Brief: Look through the listing for the word "this". Copy each line that has it.

Plotting code records
++++
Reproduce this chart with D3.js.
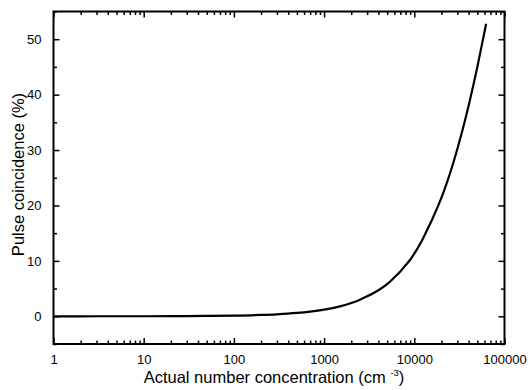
<!DOCTYPE html>
<html><head><meta charset="utf-8">
<script src="https://cdn.jsdelivr.net/npm/d3@7"></script>
<style>
body{margin:0;background:#fff;}
svg text{font-family:"Liberation Sans",Arial,sans-serif;fill:#000;}
</style></head>
<body><svg id="c" width="530" height="390"></svg>
<script>
const concentration = [1, 2, 5, 10, 20, 50, 100, 200, 300, 500, 700, 1000, 1500, 2000, 2500, 3000, 4000, 5000, 6000, 7000, 8000, 9000, 10000, 12000, 14000, 16000, 18000, 20000, 25000, 30000, 35000, 40000, 45000, 50000, 55000, 60000, 62500];
const coincidence   = [0, 0, 0.01, 0.01, 0.02, 0.06, 0.12, 0.24, 0.36, 0.6, 0.84, 1.2, 1.8, 2.4, 3.0, 3.6, 4.7, 5.8, 7.0, 8.1, 9.2, 10.2, 11.3, 13.5, 15.7, 17.7, 19.6, 21.4, 25.9, 30.2, 34.2, 38.0, 41.6, 45.0, 48.3, 51.3, 52.8];
const xMajor = [1, 10, 100, 1000, 10000, 100000];
const xLabels = ["1", "10", "100", "1000", "10000", "100000"];
const yMajor = [0, 10, 20, 30, 40, 50];
const yMinor = [-5, 5, 15, 25, 35, 45, 55];
const xTitle = "Actual number concentration (cm";
const yTitle = "Pulse coincidence (%)";

const L = 53.5, R = 504.5, T = 11.5, B = 344;
const svg = d3.select("#c");
const x = d3.scaleLog().domain([1, 100000]).range([L, R]);
const y = d3.scaleLinear().domain([-5, 55]).range([B, T]);

const xMinor = [];
for (let d = 1; d < 100000; d *= 10) for (let k = 2; k <= 9; k++) xMinor.push(d * k);

function axisStyle(g){ g.select(".domain").remove(); g.selectAll("line").attr("stroke","#000").attr("stroke-width",1.5); }

// bottom axis
svg.append("g").attr("transform",`translate(0,${B})`)
  .call(d3.axisBottom(x).tickValues(xMajor).tickFormat((d,i)=>xLabels[i]).tickSizeInner(-6).tickSizeOuter(0).tickPadding(11))
  .call(axisStyle).call(g=>g.selectAll("text").attr("font-size",13));
svg.append("g").attr("transform",`translate(0,${B})`)
  .call(d3.axisBottom(x).tickValues(xMinor).tickFormat("").tickSizeInner(-3.5).tickSizeOuter(0)).call(axisStyle);
// top axis
svg.append("g").attr("transform",`translate(0,${T})`)
  .call(d3.axisTop(x).tickValues(xMajor).tickFormat("").tickSizeInner(-6).tickSizeOuter(0)).call(axisStyle);
svg.append("g").attr("transform",`translate(0,${T})`)
  .call(d3.axisTop(x).tickValues(xMinor).tickFormat("").tickSizeInner(-3.5).tickSizeOuter(0)).call(axisStyle);
// left axis
svg.append("g").attr("transform",`translate(${L},0)`)
  .call(d3.axisLeft(y).tickValues(yMajor).tickFormat(d3.format("d")).tickSizeInner(-6).tickSizeOuter(0).tickPadding(12))
  .call(axisStyle).call(g=>g.selectAll("text").attr("font-size",13));
svg.append("g").attr("transform",`translate(${L},0)`)
  .call(d3.axisLeft(y).tickValues(yMinor).tickFormat("").tickSizeInner(-3.5).tickSizeOuter(0)).call(axisStyle);
// right axis
svg.append("g").attr("transform",`translate(${R},0)`)
  .call(d3.axisRight(y).tickValues(yMajor).tickFormat("").tickSizeInner(-6).tickSizeOuter(0)).call(axisStyle);
svg.append("g").attr("transform",`translate(${R},0)`)
  .call(d3.axisRight(y).tickValues(yMinor).tickFormat("").tickSizeInner(-3.5).tickSizeOuter(0)).call(axisStyle);

// frame
svg.append("rect").attr("x",L).attr("y",T).attr("width",R-L).attr("height",B-T)
  .attr("fill","none").attr("stroke","#000").attr("stroke-width",2);

// curve
const pts = concentration.map((c,i)=>[c, coincidence[i]]);
svg.append("path").datum(pts)
  .attr("d", d3.line().x(d=>x(d[0])).y(d=>y(d[1])).curve(d3.curveMonotoneX))
  .attr("fill","none").attr("stroke","#000").attr("stroke-width",2.2).attr("stroke-linejoin","round");

// titles
const xt = svg.append("text").attr("x",274).attr("y",382.5).attr("text-anchor","middle").attr("font-size",16.5);
xt.append("tspan").text(xTitle + " ");
xt.append("tspan").attr("font-size",9.5).attr("dy",-7).text("-3");
xt.append("tspan").attr("dy",7).text(")");
svg.append("text").attr("transform",`translate(23.5,174.5) rotate(-90)`).attr("text-anchor","middle")
  .attr("font-size",16.5).text(yTitle);
</script></body></html>
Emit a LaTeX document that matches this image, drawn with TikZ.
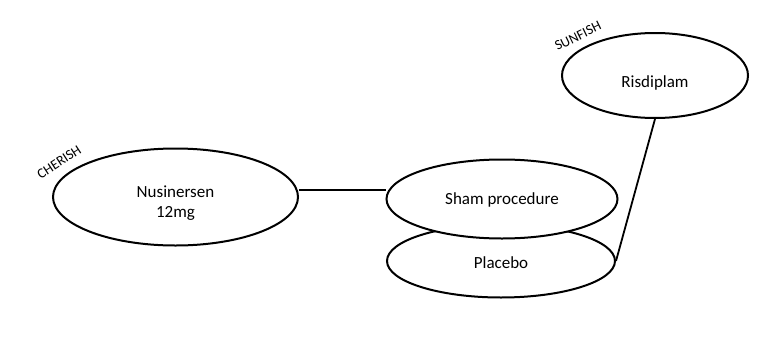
\documentclass[tikz,border=0pt]{standalone}
\usepackage{fontspec}
\setmainfont{Carlito}
\usetikzlibrary{shapes.geometric}
\begin{document}
\begin{tikzpicture}[x=1pt,y=-1pt,
  arm/.style={draw=black,line width=2pt,fill=white,ellipse,inner sep=0pt},
  armtext/.style={font=\fontsize{17}{20.5}\selectfont,align=center,inner sep=0pt},
  study/.style={font=\fontsize{14}{16}\selectfont,inner sep=0pt},
  link/.style={line width=1.8pt}]
\useasboundingbox (0,0) rectangle (765,348);
\node[arm,minimum width=245,minimum height=97] (nus) at (175.5,197) {};
\node[armtext] (nust) at (175.5,203) {Nusinersen\\12mg};
\node[arm,minimum width=228,minimum height=73] (pla) at (501,261) {};
\node[armtext] (plat) at (501,263) {Placebo};
\node[arm,minimum width=231,minimum height=79] (sham) at (502,199) {};
\node[armtext] (shamt) at (502,200) {Sham procedure};
\node[arm,minimum width=186,minimum height=85] (ris) at (655,75.5) {};
\node[armtext] (rist) at (655,83) {Risdiplam};
\node[study,rotate=33] (cher) at (59,162) {CHERISH};
\node[study,rotate=26] (sun) at (578,36) {SUNFISH};
\draw[link] (nus.east |- 0,190) -- (sham.west |- 0,190);
\draw[link] (ris.south) -- (pla.east);
\end{tikzpicture}
\end{document}
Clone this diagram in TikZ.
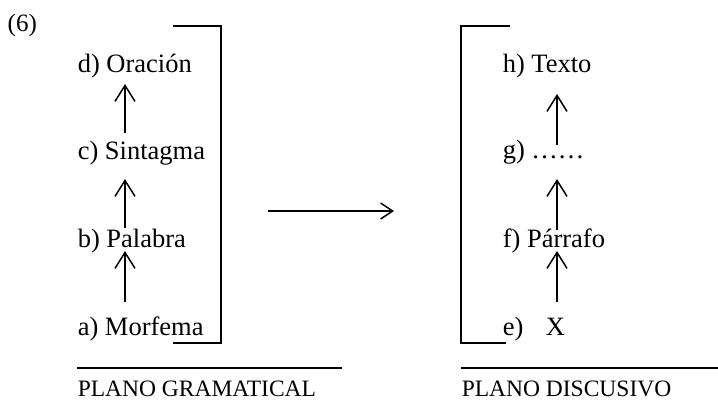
\documentclass[tikz,border=0pt]{standalone}
\usepackage{fontspec}
\setmainfont{Liberation Serif}
\usetikzlibrary{arrows.meta}
\begin{document}
\begin{tikzpicture}[x=1pt,y=-1pt,line width=1.5pt,
  lbl/.style={anchor=base west,inner sep=0pt,font=\fontsize{26.5}{30}\selectfont},
  plano/.style={anchor=base west,inner sep=0pt,font=\fontsize{23.5}{26}\selectfont},
  uparr/.style={-{Straight Barb[length=16pt,width=20pt]}},
  midarr/.style={-{Straight Barb[length=12pt,width=16pt]}}]
\useasboundingbox (0,0) rectangle (718,400);
% number
\node[anchor=base west,inner sep=0pt,font=\fontsize{25}{28}\selectfont] (num) at (7,31) {(6)};
% left column
\node[lbl] (d) at (77,72) {d) Oración};
\node[lbl] (c) at (77,159) {c) Sintagma};
\node[lbl] (b) at (77,247) {b) Palabra};
\node[lbl] (a) at (77,335) {a) Morfema};
\coordinate (l1s) at (125,133); \coordinate (l1e) at (125,84);
\coordinate (l2s) at (125,228); \coordinate (l2e) at (125,179);
\coordinate (l3s) at (125,302); \coordinate (l3e) at (125,251);
\draw[uparr] (l1s) -- (l1e);
\draw[uparr] (l2s) -- (l2e);
\draw[uparr] (l3s) -- (l3e);
% left bracket
\coordinate (lbt) at (173,26); \coordinate (lbtr) at (221,26);
\coordinate (lbbr) at (221,343); \coordinate (lbb) at (173,343);
\draw (lbt) -- (lbtr) -- (lbbr) -- (lbb);
% right column
\node[lbl] (h) at (502,72) {h) Texto};
\node[lbl] (g) at (502,158) {g) ……};
\node[lbl] (f) at (502,247) {f) Párrafo};
\node[lbl] (e) at (502,335) {e)\hspace{0.85em}X};
\coordinate (r1s) at (557,145); \coordinate (r1e) at (557,94);
\coordinate (r2s) at (557,230); \coordinate (r2e) at (557,179);
\coordinate (r3s) at (557,302); \coordinate (r3e) at (557,251);
\draw[uparr] (r1s) -- (r1e);
\draw[uparr] (r2s) -- (r2e);
\draw[uparr] (r3s) -- (r3e);
% right bracket
\coordinate (rbt) at (510,26); \coordinate (rbtl) at (461,26);
\coordinate (rbbl) at (461,343); \coordinate (rbb) at (506,343);
\draw (rbt) -- (rbtl) -- (rbbl) -- (rbb);
% middle arrow
\coordinate (ms) at (268,211); \coordinate (me) at (394,211);
\draw[midarr] (ms) -- (me);
% bottom lines and labels
\coordinate (bl1) at (77,368); \coordinate (bl2) at (342,368);
\draw[line width=1.3pt] (bl1) -- (bl2);
\coordinate (br1) at (461,368); \coordinate (br2) at (718,368);
\draw[line width=1.3pt] (br1) -- (br2);
\node[plano] (pg) at (77,396) {PLANO GRAMATICAL};
\node[plano] (pd) at (461,396) {PLANO DISCUSIVO};
\end{tikzpicture}
\end{document}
++++
Full response:
Reproduce this chart with D3.js.
Emit a LaTeX document that matches this image, drawn with TikZ.
Clone this diagram in TikZ.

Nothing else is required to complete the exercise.